Question: Is it true that $F(r)$ is even (Lie) self-normalizing in $\mathrm{gl}(F(r),F)$, i.e., does $[T,F(r)]\subset F(r)$ imply $T\in F(r)$ for all $T\in\mathrm{gl}(F(r),F)$?
Brute force calculations seem to confirm this for $F=\mathbb{R}$.
Edit: In view of my own answer below, I have to rephrase my question. Can anyone, please, provide a reference where this fact can be found? I don't want to prove things that are well known. Thank you.

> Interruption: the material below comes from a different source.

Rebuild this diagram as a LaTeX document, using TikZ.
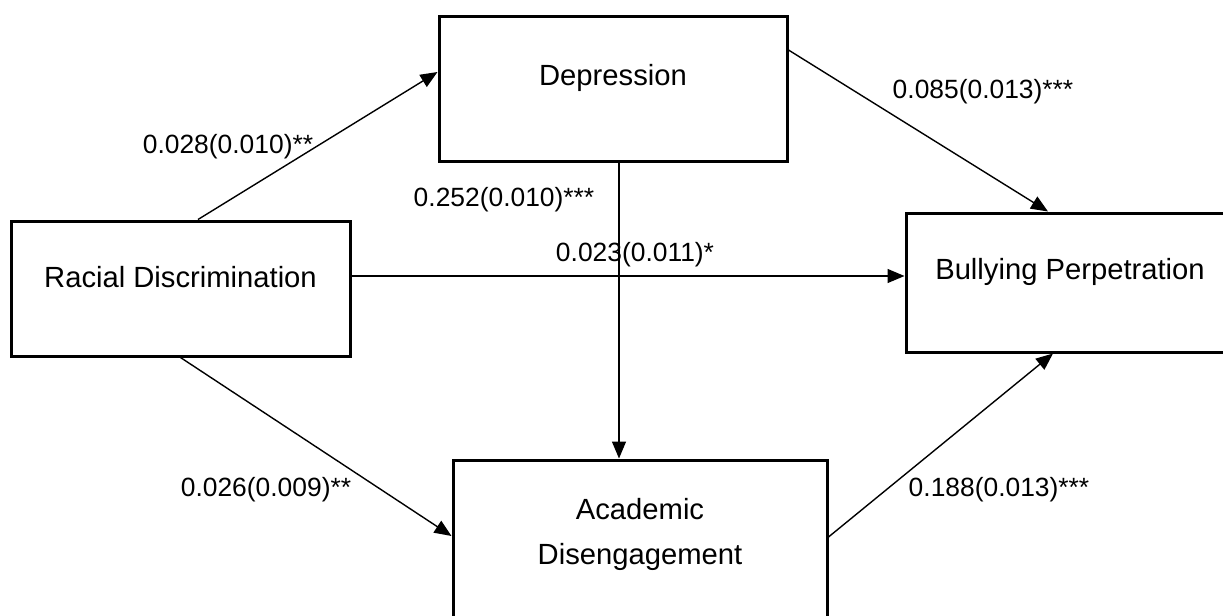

$[T,F(r)]\subset F(r)$ implies in particular $Tr=rT+s$ for some $s\in F(r)$. Now $$ Tr^2=(rT+s)r=r(rT+s)+sr=r^2T+2rs. $$ One can prove by induction that $Tr^m=r^mT+mr^{m-1}s$ for all $m\in\mathbb{N}$. This in turn implies that $TP(r)=P(r)T+P'(r)s$ for every $P(x)\in F[x]$. Take now $Tp(r)=p(r)T+p'(r)s$. Then $p(r)=0$ forces $p'(r)s=0$. But $p'(r)\neq0$ because $p$ is the minimal polynomial for $r$, thus $s=0$. This means, $[T,r]=0$ and therefore $[T,F(r)]=0$, which by the self-centralizing property gives $T\in F(r)$.